Only the lines from the one with "Generate a Python" to the one with "ax = fig.add_axes([0.104, 0.0896, 0.863, 0.8534])", both included, should be output, without any images.

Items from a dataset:
################
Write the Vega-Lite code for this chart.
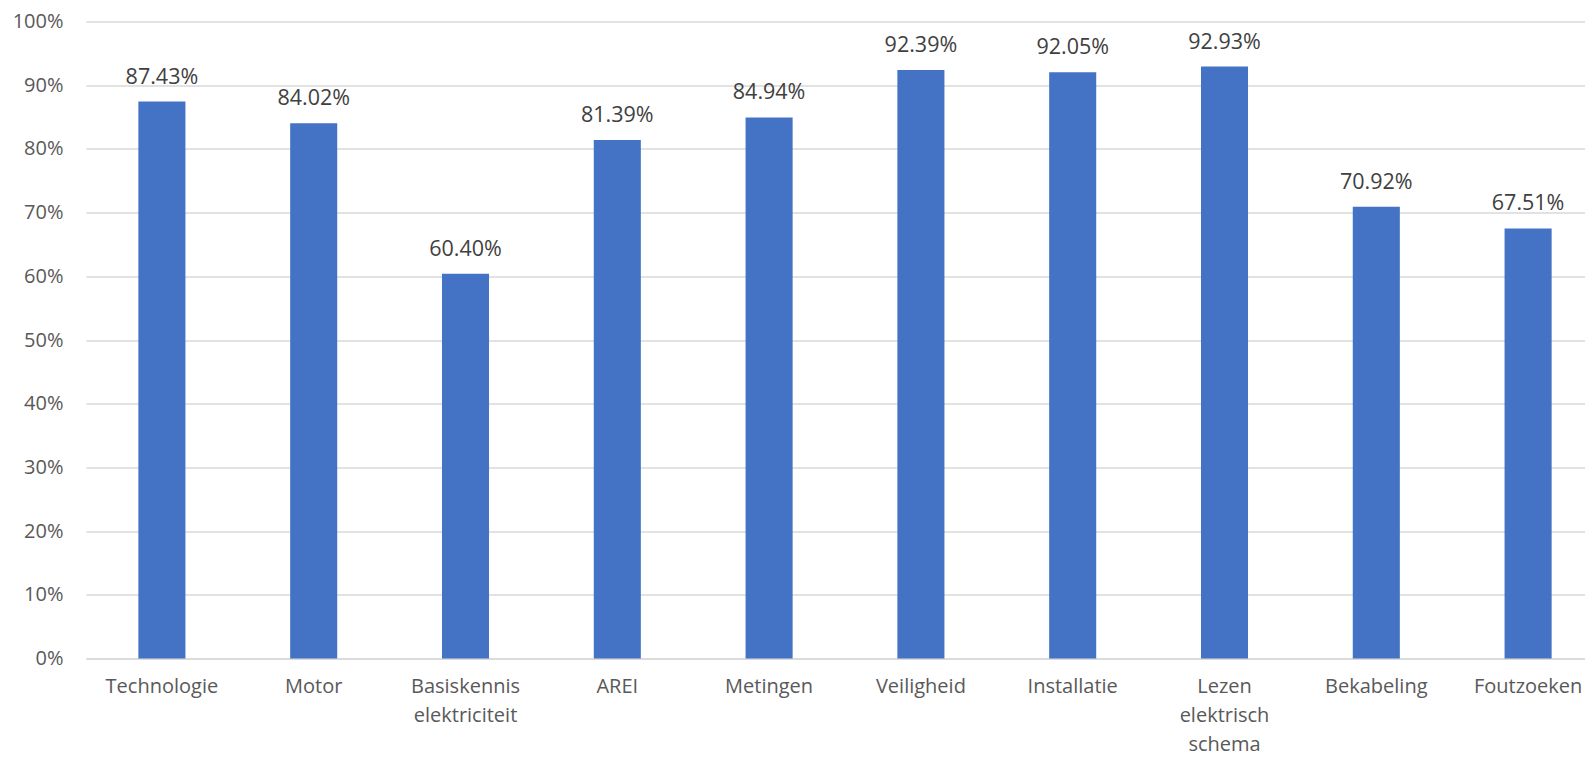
{
  "$schema": "https://vega.github.io/schema/vega-lite/v6.json",
  "autosize": "none",
  "width": 1499,
  "height": 637,
  "padding": {"left": 86, "top": 21.5, "right": 0, "bottom": 99.5},
  "background": "white",
  "config": {
    "view": {"stroke": null},
    "font": "Open Sans"
  },
  "data": {
    "values": [
      {"onderdeel": "Technologie", "score": 0.8743},
      {"onderdeel": "Motor", "score": 0.8402},
      {"onderdeel": "Basiskennis elektriciteit", "score": 0.6040},
      {"onderdeel": "AREI", "score": 0.8139},
      {"onderdeel": "Metingen", "score": 0.8494},
      {"onderdeel": "Veiligheid", "score": 0.9239},
      {"onderdeel": "Installatie", "score": 0.9205},
      {"onderdeel": "Lezen elektrisch schema", "score": 0.9293},
      {"onderdeel": "Bekabeling", "score": 0.7092},
      {"onderdeel": "Foutzoeken", "score": 0.6751}
    ]
  },
  "encoding": {
    "x": {
      "field": "onderdeel",
      "type": "nominal",
      "sort": null,
      "title": null,
      "scale": {"range": [0, 1518], "paddingInner": 0.69, "paddingOuter": 0.345},
      "axis": {
        "labelAngle": 0,
        "labelFont": "Open Sans",
        "labelFontSize": 20,
        "labelColor": "#595959",
        "labelPadding": 18,
        "labelLineHeight": 29,
        "labelExpr": "split(datum.value, ' ')",
        "ticks": false,
        "tickSize": 0,
        "domain": true,
        "domainColor": "#D9D9D9",
        "domainWidth": 1.5,
        "labelOverlap": false,
        "labelBound": false
      }
    },
    "y": {
      "field": "score",
      "type": "quantitative",
      "title": null,
      "scale": {"domain": [0, 1], "nice": false},
      "axis": {
        "format": ".0%",
        "values": [0, 0.1, 0.2, 0.3, 0.4, 0.5, 0.6, 0.7, 0.8, 0.9, 1],
        "labelFont": "Open Sans",
        "labelFontSize": 20,
        "labelColor": "#595959",
        "labelPadding": 23,
        "ticks": false,
        "tickSize": 0,
        "domain": false,
        "grid": true,
        "gridColor": "#D9D9D9",
        "gridWidth": 1.5
      }
    }
  },
  "layer": [
    {
      "mark": {"type": "bar", "color": "#4472C4"}
    },
    {
      "mark": {
        "type": "text",
        "font": "Open Sans",
        "fontSize": 21.5,
        "color": "#404040",
        "baseline": "alphabetic",
        "dy": -18
      },
      "encoding": {
        "text": {"field": "score", "type": "quantitative", "format": ".2%"}
      }
    }
  ]
}
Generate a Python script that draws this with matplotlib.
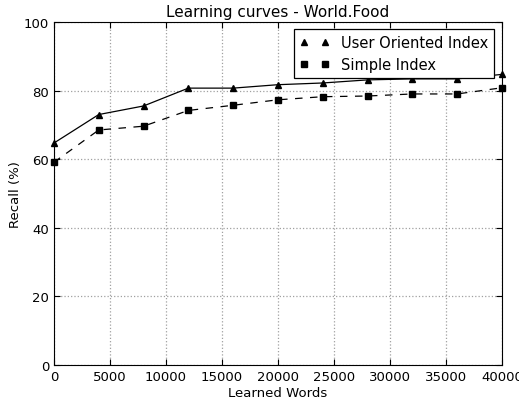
import numpy as np
import matplotlib
matplotlib.use("Agg")
import matplotlib.pyplot as plt

# learned words (x) and recall in percent for each index
words = [0, 4000, 8000, 12000, 16000, 20000, 24000, 28000, 32000, 36000, 40000]
user_oriented = [64.7, 73.0, 75.5, 80.7, 80.7, 81.7, 82.2, 83.1, 83.4, 83.4, 84.7]
simple_index = [59.1, 68.5, 69.6, 74.2, 75.7, 77.3, 78.2, 78.4, 79.0, 79.0, 80.8]

fig = plt.figure(figsize=(5.19, 4.02), dpi=100)
ax = fig.add_axes([0.104, 0.0896, 0.863, 0.8534])

# lines first, markers on top with the labels
ax.plot(words, user_oriented, color='black', linestyle='-', linewidth=0.9)
ax.plot(words, simple_index, color='black', linestyle='--', linewidth=0.9, dashes=(6, 6))
ax.plot(words, user_oriented, color='black', linestyle='none', marker='^',
        markersize=4.5, label='User Oriented Index', clip_on=False)
ax.plot(words, simple_index, color='black', linestyle='none', marker='s',
        markersize=4.2, label='Simple Index', clip_on=False)

ax.set_xlim(0, 40000)
ax.set_ylim(0, 100)
ax.set_xticks(np.arange(0, 40001, 5000))
ax.set_yticks(np.arange(0, 101, 20))
ax.tick_params(direction='in', top=True, right=True, labelsize=9.5, length=4)
ax.grid(True, linestyle=':', color='#a0a0a0', linewidth=0.9)

ax.set_title('Learning curves - World.Food', fontsize=11, pad=4)
ax.set_xlabel('Learned Words', fontsize=9.5, labelpad=2)
ax.set_ylabel('Recall (%)', fontsize=9.5, labelpad=1)

leg = ax.legend(loc='upper right', numpoints=2, fontsize=10.5, fancybox=False,
                framealpha=1, borderaxespad=0, handlelength=2.0,
                bbox_to_anchor=(0.982, 0.980))
leg.get_frame().set_edgecolor('black')
leg.get_frame().set_linewidth(0.9)

fig.savefig('out.png', dpi=100, facecolor='white')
################
The result –
Generate a Python script that draws this with matplotlib.
import numpy as np
import matplotlib
matplotlib.use("Agg")
import matplotlib.pyplot as plt

# learned words (x) and recall in percent for each index
words = [0, 4000, 8000, 12000, 16000, 20000, 24000, 28000, 32000, 36000, 40000]
user_oriented = [64.7, 73.0, 75.5, 80.7, 80.7, 81.7, 82.2, 83.1, 83.4, 83.4, 84.7]
simple_index = [59.1, 68.5, 69.6, 74.2, 75.7, 77.3, 78.2, 78.4, 79.0, 79.0, 80.8]

fig = plt.figure(figsize=(5.19, 4.02), dpi=100)
ax = fig.add_axes([0.104, 0.0896, 0.863, 0.8534])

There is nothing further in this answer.